Mariek Vanden Abeele (Tilburg Uni) on "Digital Wellbeing in a Culture of Ubiquitous Connectivity"
On the 16th of April, Associate Professor of Tilburg University Mariek Vanden Abeele gave a DISTRACT seminar talk entitled:
Digital Wellbeing in a Culture of Ubiquitous Connectivity: Towards a Dynamic Pathway Model (DISCONNECT)
Abstract: Mobile connectivity advances and threatens our autonomy: Smartphones enable us to perform our social roles, manage our social networks and access personalized information and services independent from time and place constraints. But smartphones also exert direct control over our behavior via the device’s reward infrastructure that stimulates addictive usage, and indirect control via normative pressure to be available and responsive. This mobile connectivity paradox prevents people from attaining a state of digital wellbeing. The urgency of this issue is visible in the myriad of (non-)technological interventions that aim to help us re-gain control over our digital media use, such as digital detox programs and digital tools that help disconnect.

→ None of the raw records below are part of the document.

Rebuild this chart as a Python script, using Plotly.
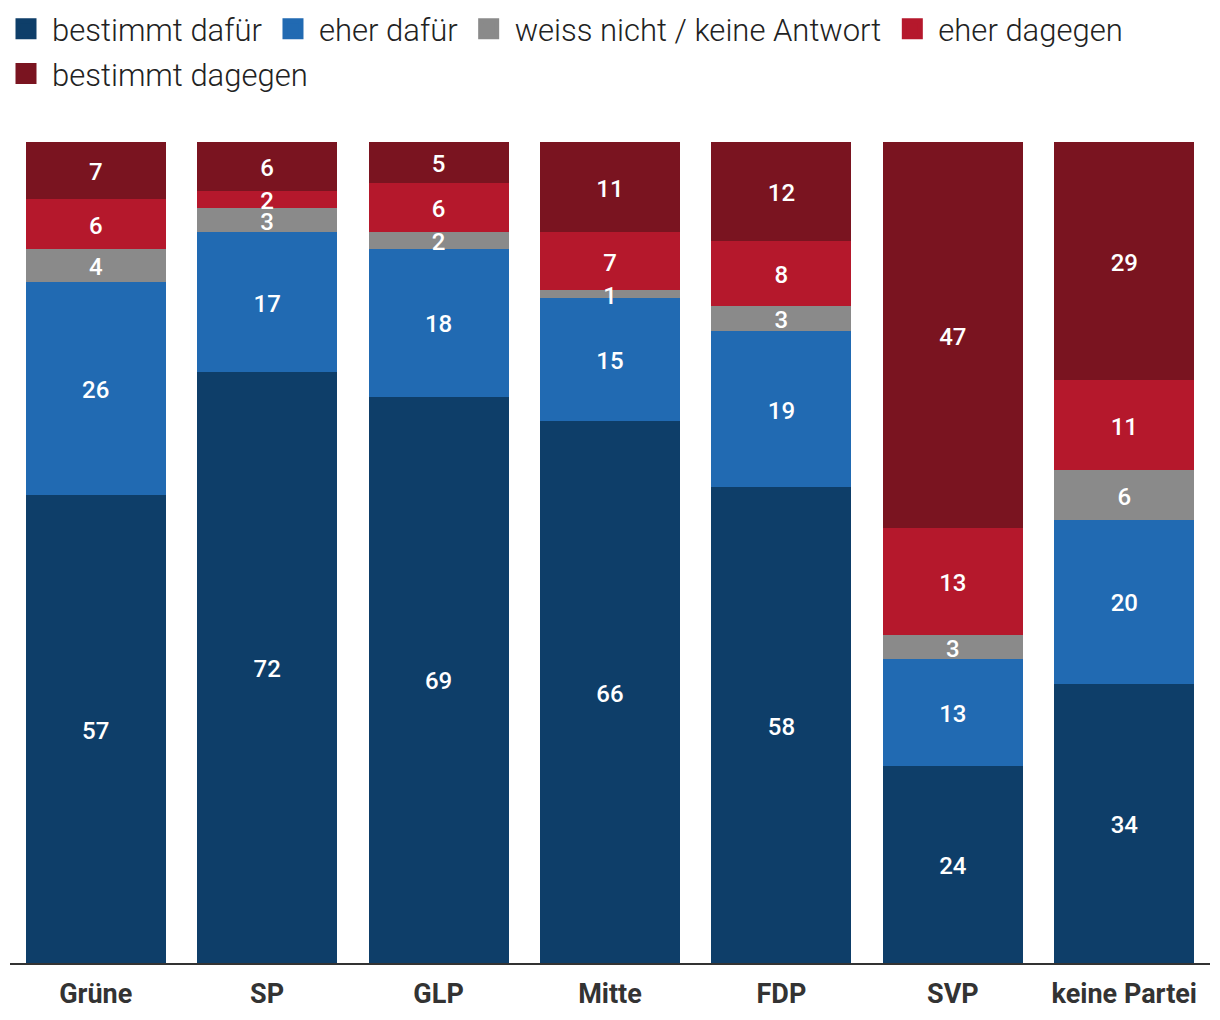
import plotly.graph_objects as go

parties = ["Grüne", "SP", "GLP", "Mitte", "FDP", "SVP", "keine Partei"]
series_names = ["bestimmt dafür", "eher dafür", "weiss nicht / keine Antwort", "eher dagegen", "bestimmt dagegen"]
bestimmt_dafuer = [57, 72, 69, 66, 58, 24, 34]
eher_dafuer = [26, 17, 18, 15, 19, 13, 20]
weiss_nicht = [4, 3, 2, 1, 3, 3, 6]
eher_dagegen = [6, 2, 6, 7, 8, 13, 11]
bestimmt_dagegen = [7, 6, 5, 11, 12, 47, 29]
colors = ["#0e3e69", "#216ab2", "#8a8a8a", "#b5182c", "#7a1420"]
legend_ids = ["legend", "legend", "legend", "legend", "legend2"]

series = [bestimmt_dafuer, eher_dafuer, weiss_nicht, eher_dagegen, bestimmt_dagegen]
label_shift = 0.45  # small downward nudge of labels (in % units) for optical centring

fig = go.Figure()
base = [0] * len(parties)
for name, vals, col, lg in zip(series_names, series, colors, legend_ids):
    fig.add_trace(go.Bar(
        x=parties, y=vals, name=name,
        marker=dict(color=col, line=dict(width=0)),
        showlegend=False,
        hoverinfo="skip",
    ))
    mids = [b + v / 2 - label_shift for b, v in zip(base, vals)]
    fig.add_trace(go.Scatter(
        x=parties, y=mids, mode="text",
        text=[str(v) for v in vals],
        textposition="middle center",
        textfont=dict(family="Roboto", size=24, color="white", weight=500),
        showlegend=False, hoverinfo="skip",
    ))
    base = [b + v for b, v in zip(base, vals)]
    # legend entry
    fig.add_trace(go.Scatter(
        x=[None], y=[None], mode="markers", name=name,
        marker=dict(symbol="square", size=16, color=col, line=dict(color=col, width=5)),
        showlegend=True, legend=lg,
    ))

legend_common = dict(
    orientation="h", xref="container", yref="container",
    xanchor="left", yanchor="top",
    font=dict(family="Roboto", size=31, color="#222", weight=300),
    itemsizing="trace", traceorder="normal", itemwidth=42,
    bgcolor="rgba(0,0,0,0)",
)

fig.update_layout(
    width=1220, height=1020,
    barmode="stack", bargap=0.183,
    margin=dict(l=10, r=10, t=142, b=54),
    plot_bgcolor="white", paper_bgcolor="white",
    font=dict(family="Roboto", color="#222"),
    legend=dict(x=0.0, y=0.998, **legend_common),
    legend2=dict(x=0.0, y=0.954, **legend_common),
    xaxis=dict(
        showline=True, linecolor="#333", linewidth=2, ticks="",
        tickfont=dict(family="Roboto", size=27, color="#333", weight=700),
        showgrid=False, ticklabelstandoff=6,
    ),
    yaxis=dict(range=[0, 100], visible=False, showgrid=False),
)

fig.write_html("out.html")
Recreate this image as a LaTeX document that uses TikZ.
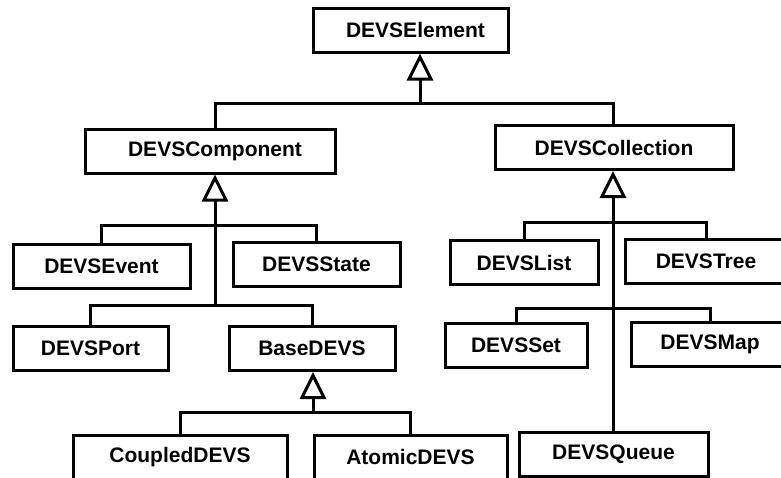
\documentclass[tikz,border=0pt]{standalone}
\usepackage{fontspec}
\setmainfont{Liberation Sans}
\usepackage{tikz}
\usetikzlibrary{arrows.meta,calc,positioning}

\begin{document}
\begin{tikzpicture}[x=1pt,y=-1pt,
  cls/.style={rectangle,draw,line width=3pt,minimum height=44pt,inner sep=0pt,
              font=\fontsize{21}{25}\selectfont\bfseries},
  link/.style={line width=3pt},
  inherit/.style={line width=3pt,-{Triangle[width=26pt,length=27pt,fill=white]}}]

\useasboundingbox (0,0) rectangle (781,477);
\clip (0,0) rectangle (781,477);

\node[cls,minimum width=195pt] (elem) at (410.5,30) {\hspace*{10pt}DEVSElement};
\node[cls,minimum width=250pt] (comp) at (210,151) {\hspace*{10pt}DEVSComponent};
\node[cls,minimum width=238pt] (coll) at (614,147.5) {DEVSCollection};

\node[cls,minimum width=177pt] (event) at (101.5,266.5) {DEVSEvent};
\node[cls,minimum width=167pt] (state) at (316.5,264) {DEVSState};
\node[cls,minimum width=155pt] (port) at (90.5,348.5) {DEVSPort};
\node[cls,minimum width=166pt] (base) at (312,348.5) {BaseDEVS};
\node[cls,minimum width=214pt] (coupled) at (180,457) {CoupledDEVS};
\node[cls,minimum width=193pt] (atomic) at (410.5,457) {AtomicDEVS};

\node[cls,minimum width=148pt] (list) at (524,262.5) {DEVSList};
\node[cls,minimum width=162pt] (tree) at (706,261.5) {DEVSTree};
\node[cls,minimum width=142pt] (set) at (516,345) {DEVSSet};
\node[cls,minimum width=158pt] (map) at (710,344) {DEVSMap};
\node[cls,minimum width=189pt] (queue) at (613.5,454.5) {DEVSQueue};

% junctions of the inheritance trees
\coordinate (j1) at (420,103);
\coordinate (j2a) at (215,225);
\coordinate (j2b) at (215,305);
\coordinate (j3) at (313,412);
\coordinate (j4a) at (613,222);
\coordinate (j4b) at (613,308);

% DEVSElement
\draw[link] (comp.north -| j2a) |- (j1) -| (coll.north -| j4a);
\draw[inherit] (j1) -- (elem.south -| j1);

% DEVSComponent
\draw[link] (event.north) |- (j2a) -| (state.north);
\draw[link] (port.north) |- (j2b) -| (base.north);
\draw[inherit] (j2b) -- (comp.south -| j2b);

% BaseDEVS
\draw[link] (coupled.north) |- (j3) -| (atomic.north);
\draw[inherit] (j3) -- (base.south -| j3);

% DEVSCollection
\draw[link] (list.north) |- (j4a) -| (tree.north);
\draw[link] (set.north) |- (j4b) -| (map.north);
\draw[inherit] (queue.north -| j4a) -- (coll.south -| j4a);
\end{tikzpicture}
\end{document}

Current scholarship insufficiently integrates psychological, technological and social perspectives and fails to account for the dynamic nature of digital wellbeing. Building on the computational turn in social sciences and the digital ethnographic turn in online culture studies, this research project develops an integrative pathway model to digital wellbeing by embracing a multi-method and multi-paradigmatic research design that unveils radically new insights of (1) which unique constellations of person-, device- and context-specific factors lead to digital wellbeing, (2) how these constellations produce individual understandings of digital wellbeing, and (3) the implications of digital wellbeing interventions. In addition, this research project brings new methodological toolboxes into the field that advance the study of both digital wellbeing and other phenomena related to digital media use. Armed with new evidence, users, technology developers and policy makers will more likely be able to make our relationship with technology happier and healthier.
The project combines (1) traditional data sources (survey and interview data) with (2) behavioral data gathered via smartphone logging and (3) dynamic data on users’ momentary states and contexts gathered via mobile experience sampling. The DISCONNECT project is funded by an ERC Starting Grant.